Схлопотала

Георгий Марсианин
(рассказ)

Цок! Цок! Картина! Цок! Цок! Красота! Плавно, размеренно, неторопливо, покачиваясь на точёных каблучках, «Светик» несёт себя на работу. Как парус бригантины, плывёт, завораживает и удивляет экзотическая причёска; колышется величавая грудь, выписывает  плавные зигзаги восхитительная попка, (такую бы попку да в витрину магазина!). Взор томный с поволокой, (Ах, эта пошлая жизнь!). Таких взоров больше нет, как нет и юбки, только «штрих», прикрывающий бёдра, чтобы открыть длинные красивые ноги, затянутые ажурными лосинами. Вся «блескуче-хромовая» от «кутюр», с сумочкой на ремешке через плечо, в облаке духов, перебивающих выхлопы самосвалов, «Светик» открывает стеклянные двери и бросает себя «в пасть чудовища», с грустным названием «Поликлиника»». Она медленно раздевается, натягивает режущей белизны накрахмаленный халат. Как царскую корону, осторожно водружает белоснежный колпак и становится неотразимой, «медицинской дивой», какие стайками порхают в этих местах, оздаравливая своим видом, духами  и надеждами стонущих и скорбящих. «Подплыла» к зеркалу, посмотрела белокоралловые зубки, старательно размалевала помадой красивую «букву» «О». Долго и придирчиво всматривалась в «порхающие» ресницы. Повертелась. Ого! Пригласила страдальца. Вошёл «бездельник» дед Опёнкин, измерять давление. Он сам его знает и без тонометра, а просто шляется. Век бы его не видать! Терпеть не могу это … старьё! Ишь, хлопнулся на стул и задышал, как пылесос! Дед привычно засучил рукав и заработал пальцами. Молча, нахально обшаривал взглядом Светочку, будто раздевал. И взгляд задерживает там! Вот гад! Она потупилась, надула губки и молча принялась накачивать прибор.
- Красивая у Вас фигурка, Светочка!
- А Вам-то, что за дело, до моей фигуры – огрызнулась «Светик».
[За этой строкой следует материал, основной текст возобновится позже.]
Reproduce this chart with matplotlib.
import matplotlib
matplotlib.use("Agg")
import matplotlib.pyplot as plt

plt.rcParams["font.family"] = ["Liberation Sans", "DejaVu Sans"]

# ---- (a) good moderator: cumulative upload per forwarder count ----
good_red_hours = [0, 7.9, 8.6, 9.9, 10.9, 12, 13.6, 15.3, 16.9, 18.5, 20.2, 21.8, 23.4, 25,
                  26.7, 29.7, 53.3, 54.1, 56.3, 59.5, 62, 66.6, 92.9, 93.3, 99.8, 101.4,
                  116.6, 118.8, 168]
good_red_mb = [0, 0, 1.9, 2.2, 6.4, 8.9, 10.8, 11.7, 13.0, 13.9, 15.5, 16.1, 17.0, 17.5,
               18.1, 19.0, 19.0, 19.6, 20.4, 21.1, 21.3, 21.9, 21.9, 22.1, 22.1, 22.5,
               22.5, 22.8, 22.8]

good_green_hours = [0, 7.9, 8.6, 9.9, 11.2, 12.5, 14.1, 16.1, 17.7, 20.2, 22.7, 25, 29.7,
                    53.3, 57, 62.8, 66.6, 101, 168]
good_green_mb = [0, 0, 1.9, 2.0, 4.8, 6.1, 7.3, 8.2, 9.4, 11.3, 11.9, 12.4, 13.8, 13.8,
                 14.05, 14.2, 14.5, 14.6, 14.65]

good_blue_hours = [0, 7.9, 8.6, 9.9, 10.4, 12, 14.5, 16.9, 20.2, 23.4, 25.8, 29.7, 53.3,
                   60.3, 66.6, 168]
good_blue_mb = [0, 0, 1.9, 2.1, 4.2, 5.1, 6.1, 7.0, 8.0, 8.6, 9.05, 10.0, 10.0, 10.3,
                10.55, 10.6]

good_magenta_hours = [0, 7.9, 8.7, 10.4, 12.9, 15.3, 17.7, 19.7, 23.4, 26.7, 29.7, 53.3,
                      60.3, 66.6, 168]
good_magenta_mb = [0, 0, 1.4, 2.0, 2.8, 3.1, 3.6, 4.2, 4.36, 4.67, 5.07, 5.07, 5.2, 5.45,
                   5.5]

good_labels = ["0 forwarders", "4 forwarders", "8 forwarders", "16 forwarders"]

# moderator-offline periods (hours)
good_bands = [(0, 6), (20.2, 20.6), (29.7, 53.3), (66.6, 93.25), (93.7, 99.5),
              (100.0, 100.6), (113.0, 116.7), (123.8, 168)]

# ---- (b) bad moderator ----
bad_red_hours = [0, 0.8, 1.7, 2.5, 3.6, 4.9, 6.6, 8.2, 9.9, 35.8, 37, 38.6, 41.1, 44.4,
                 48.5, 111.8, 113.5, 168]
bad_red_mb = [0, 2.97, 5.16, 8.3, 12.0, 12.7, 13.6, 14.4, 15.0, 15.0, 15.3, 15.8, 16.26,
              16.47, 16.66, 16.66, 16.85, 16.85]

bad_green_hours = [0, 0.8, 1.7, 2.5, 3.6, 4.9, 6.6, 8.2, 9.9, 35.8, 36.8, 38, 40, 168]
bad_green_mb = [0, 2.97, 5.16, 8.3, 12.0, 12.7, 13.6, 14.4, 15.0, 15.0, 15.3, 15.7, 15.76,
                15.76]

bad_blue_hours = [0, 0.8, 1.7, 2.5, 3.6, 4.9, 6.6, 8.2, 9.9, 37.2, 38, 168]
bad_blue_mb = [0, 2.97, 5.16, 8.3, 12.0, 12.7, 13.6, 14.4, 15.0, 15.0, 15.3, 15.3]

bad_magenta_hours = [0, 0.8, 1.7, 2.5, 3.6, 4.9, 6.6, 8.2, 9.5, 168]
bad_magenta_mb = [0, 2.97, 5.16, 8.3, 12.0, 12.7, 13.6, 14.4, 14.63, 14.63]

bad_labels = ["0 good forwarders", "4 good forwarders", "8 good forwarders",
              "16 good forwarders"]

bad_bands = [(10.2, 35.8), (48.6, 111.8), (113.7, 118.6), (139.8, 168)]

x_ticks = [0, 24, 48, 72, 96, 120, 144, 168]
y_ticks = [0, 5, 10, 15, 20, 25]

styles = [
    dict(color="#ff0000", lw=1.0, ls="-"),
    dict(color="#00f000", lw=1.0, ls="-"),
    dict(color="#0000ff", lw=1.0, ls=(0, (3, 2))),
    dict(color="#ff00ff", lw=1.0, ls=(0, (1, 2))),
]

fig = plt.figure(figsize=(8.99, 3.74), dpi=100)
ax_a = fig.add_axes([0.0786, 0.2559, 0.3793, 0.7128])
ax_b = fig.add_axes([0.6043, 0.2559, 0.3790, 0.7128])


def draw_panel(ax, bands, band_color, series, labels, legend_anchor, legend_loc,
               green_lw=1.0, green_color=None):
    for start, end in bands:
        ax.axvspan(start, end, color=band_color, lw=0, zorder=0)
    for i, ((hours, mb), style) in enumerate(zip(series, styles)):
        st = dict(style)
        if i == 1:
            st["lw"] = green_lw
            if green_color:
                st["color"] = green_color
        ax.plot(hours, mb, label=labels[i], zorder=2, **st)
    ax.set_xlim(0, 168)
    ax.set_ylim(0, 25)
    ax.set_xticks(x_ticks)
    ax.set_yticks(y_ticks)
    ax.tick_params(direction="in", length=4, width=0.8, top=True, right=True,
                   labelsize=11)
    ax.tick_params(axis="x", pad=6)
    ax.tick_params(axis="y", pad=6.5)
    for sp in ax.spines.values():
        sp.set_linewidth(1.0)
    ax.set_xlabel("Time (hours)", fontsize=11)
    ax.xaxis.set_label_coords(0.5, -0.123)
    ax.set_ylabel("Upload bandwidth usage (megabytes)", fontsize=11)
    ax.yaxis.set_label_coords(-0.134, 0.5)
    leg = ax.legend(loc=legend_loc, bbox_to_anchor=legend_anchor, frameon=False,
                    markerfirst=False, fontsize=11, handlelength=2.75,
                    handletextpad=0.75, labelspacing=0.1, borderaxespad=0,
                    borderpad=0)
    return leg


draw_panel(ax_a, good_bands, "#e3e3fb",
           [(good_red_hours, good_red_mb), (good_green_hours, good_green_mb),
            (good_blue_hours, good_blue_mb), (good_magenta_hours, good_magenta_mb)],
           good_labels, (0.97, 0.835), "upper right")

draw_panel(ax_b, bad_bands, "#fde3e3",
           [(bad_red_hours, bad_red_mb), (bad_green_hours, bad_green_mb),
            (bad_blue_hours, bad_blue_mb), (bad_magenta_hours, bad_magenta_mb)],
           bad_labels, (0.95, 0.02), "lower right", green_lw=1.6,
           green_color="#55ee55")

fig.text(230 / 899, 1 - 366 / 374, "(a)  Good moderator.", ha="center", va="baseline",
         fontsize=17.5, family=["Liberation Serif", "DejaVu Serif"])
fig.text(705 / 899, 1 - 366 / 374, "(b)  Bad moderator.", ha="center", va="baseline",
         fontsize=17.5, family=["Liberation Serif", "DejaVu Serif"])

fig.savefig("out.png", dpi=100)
- Да, ничего – смутился дед – просто люблю всё красивое.
- Вот и рассматривай фигуру своей бабки!
- Что уж ты так, дочуш, я ведь по-доброму, от души… уж извини, коли, не подумав, обидел…
- Ладно, уж.
Обиженный дед поспешил. «Да чтобы я к ней…»! Светику сразу надоела работа. Только настроишься и на тебе! Да ещё этот старик! Она захлопнула засаленные учётные гроссбухи, свернула тонометр, побросала мелочи и выпорхнула из кабинета. С деловым видом мелькнула мимо очереди «тупых и глупых» больных и улетела в аптеку. Подружки работали и не обратили внимание.
- У вас был дед Опёнкин? Нет? Все молчали: «Не до тебя!»
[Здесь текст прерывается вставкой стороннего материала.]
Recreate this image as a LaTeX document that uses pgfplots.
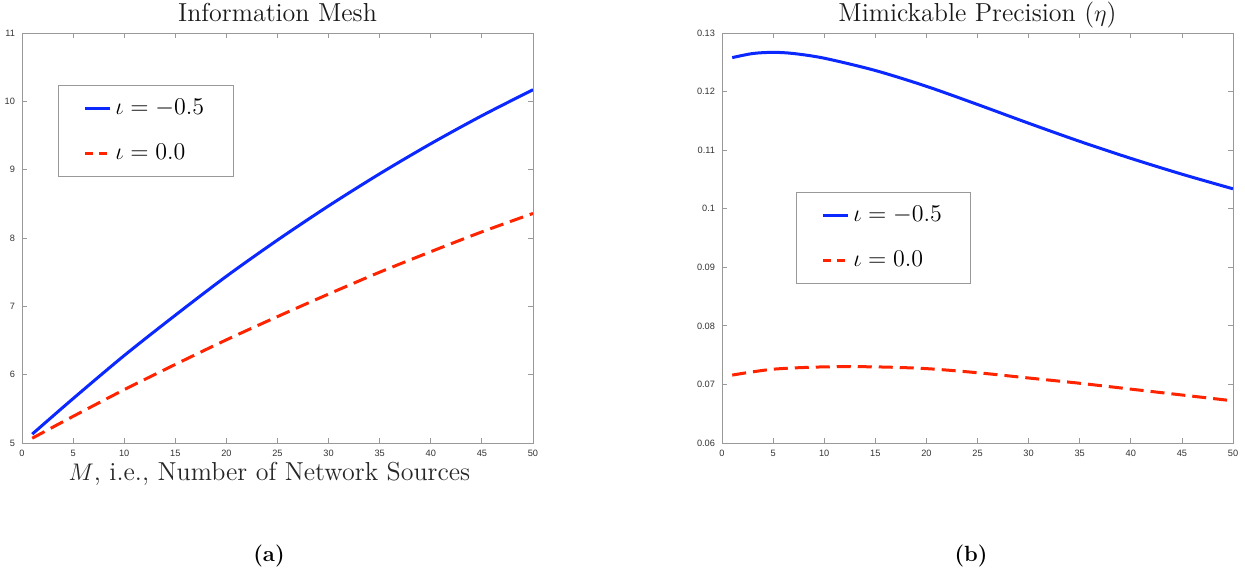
\documentclass[border=0pt]{standalone}
\usepackage{pgfplots}
\pgfplotsset{compat=1.18}
\usepackage{fontspec}
\newfontfamily\ticksf{Liberation Sans}
\definecolor{mblue}{RGB}{10,40,255}
\definecolor{mred}{RGB}{255,35,0}
\pgfplotsset{
 myaxis/.style={
  scale only axis, width=255.5pt, height=205pt,
  xmin=0, xmax=50, xtick={0,5,...,50},
  axis line style={black!40, line width=0.4pt},
  every tick/.style={black!40, line width=0.4pt},
  major tick length=2.5pt,
  tick align=inside,
  ticklabel style={font=\fontsize{4.6}{5}\ticksf, text=black!80},
  /pgf/number format/assume math mode=true,
  title style={font=\fontsize{13}{15}\selectfont, text=black!90, anchor=base, at={(0.5,1)}, yshift=0pt},
  legend style={draw=black!40, line width=0.4pt, font=\fontsize{12.4}{15}\selectfont, legend cell align=left, inner xsep=12.5pt, inner ysep=5pt, row sep=9pt, anchor=north west},
  legend image code/.code={\draw[#1,line width=1.5pt] (0pt,0pt) -- (12.5pt,0pt);},
  blueline/.style={mblue, line width=1.5pt, smooth},
  redline/.style={mred, line width=1.5pt, smooth, dash pattern=on 7pt off 3.5pt, legend image post style={dash pattern=on 4pt off 3pt}},
 }
}
\begin{document}
\begin{tikzpicture}
\useasboundingbox (-11pt,-66pt) rectangle (611.5pt,221.5pt);
\begin{axis}[myaxis, at={(0pt,0pt)}, anchor=origin,
  ymin=5, ymax=11, ytick={5,6,...,11},
  title={Information Mesh},
  xlabel={$M$, i.e., Number of Network Sources},
  xlabel style={font=\fontsize{13}{15}\selectfont, text=black!85, at={(axis description cs:0.5,0)}, anchor=base, yshift=-18.5pt, xshift=-4pt},
  legend style={at={(axis description cs:0.0705,0.873)}},
]
\addplot[blueline] coordinates {(1,5.13) (5,5.65) (10,6.28) (15,6.87) (20,7.44) (25,7.97) (30,8.47) (35,8.94) (40,9.38) (45,9.79) (50,10.17)};
\addlegendentry{$\iota=-0.5$}
\addplot[redline] coordinates {(1,5.07) (5,5.39) (10,5.78) (15,6.15) (20,6.51) (25,6.85) (30,7.18) (35,7.50) (40,7.80) (45,8.09) (50,8.36)};
\addlegendentry{$\iota=0.0$}
\end{axis}
\begin{axis}[myaxis, at={(350pt,0pt)}, anchor=origin,
  ymin=0.06, ymax=0.13, ytick={0.06,0.07,...,0.13},
  yticklabel style={/pgf/number format/fixed, /pgf/number format/precision=2},
  title={Mimickable Precision ($\eta$)},
  legend style={at={(axis description cs:0.1445,0.612)}},
]
\addplot[blueline] coordinates {(1,0.1258) (3,0.1265) (5,0.1267) (7,0.1265) (10,0.1257) (15,0.1236) (20,0.1209) (25,0.1178) (30,0.1146) (35,0.1115) (40,0.1086) (45,0.1059) (50,0.1034)};
\addlegendentry{$\iota=-0.5$}
\addplot[redline] coordinates {(1,0.0716) (5,0.0726) (10,0.0730) (15,0.0730) (20,0.0727) (25,0.0720) (30,0.0711) (35,0.0702) (40,0.0692) (45,0.0682) (50,0.0672)};
\addlegendentry{$\iota=0.0$}
\end{axis}
\node[font=\fontsize{11}{13}\selectfont\bfseries, inner sep=0pt] at (123.5pt,-56.5pt) {(a)};
\node[font=\fontsize{11}{13}\selectfont\bfseries, inner sep=0pt] at (474.5pt,-56.5pt) {(b)};
\end{tikzpicture}
\end{document}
Она полетела в столовую стационара. Крутнулась, схватила, что-то на противне пальчиками, пожевала, растягивая рот из-за губной помады, и прощебетала:
- Бабы! У меня опять торчал дед Опёнкин!
Женщины работали, готовили обед. На Светика ноль внимания.
- Ну и, что же? – спросила Валентина между делом.
- Опять в любви мне признавался, и мужские услуги предлагал этот наш, кавалер!
- Ну, а ты?
- Ну, а я!? Что я?! Не хватало мне ещё старого осла! Скажите мне тоже, замужней женщине! У меня, между прочим, есть совсем неплохой муж!
- Так чем же ты ещё озабочена?! - спросила Люба, помешивая в кастрюле.
- А, что он всем в любви признаётся, этот старый осёл!? Даже обидно! Непутёвый мужик! Все молчали.
Вечером, в компашке, выпили коньячок и Люба, повиснув руками на шее Петра,  шептала:
- Бросай ты эту Светку! Ну что ты в ней нашёл! Опять связалась с каким-то стариком и сплетничает всем подряд! Иди ко мне мой медовый!
«Медовый» Петька приполз под утро. Полуголая Светик забегала, засуетилась. Он, пошатываясь, растопырив ноги, снял ремень и принялся беспощадно пороть Светика, приговаривая:
- Опять сука схлестнулась с каким-то стариком! Признавайся стерва!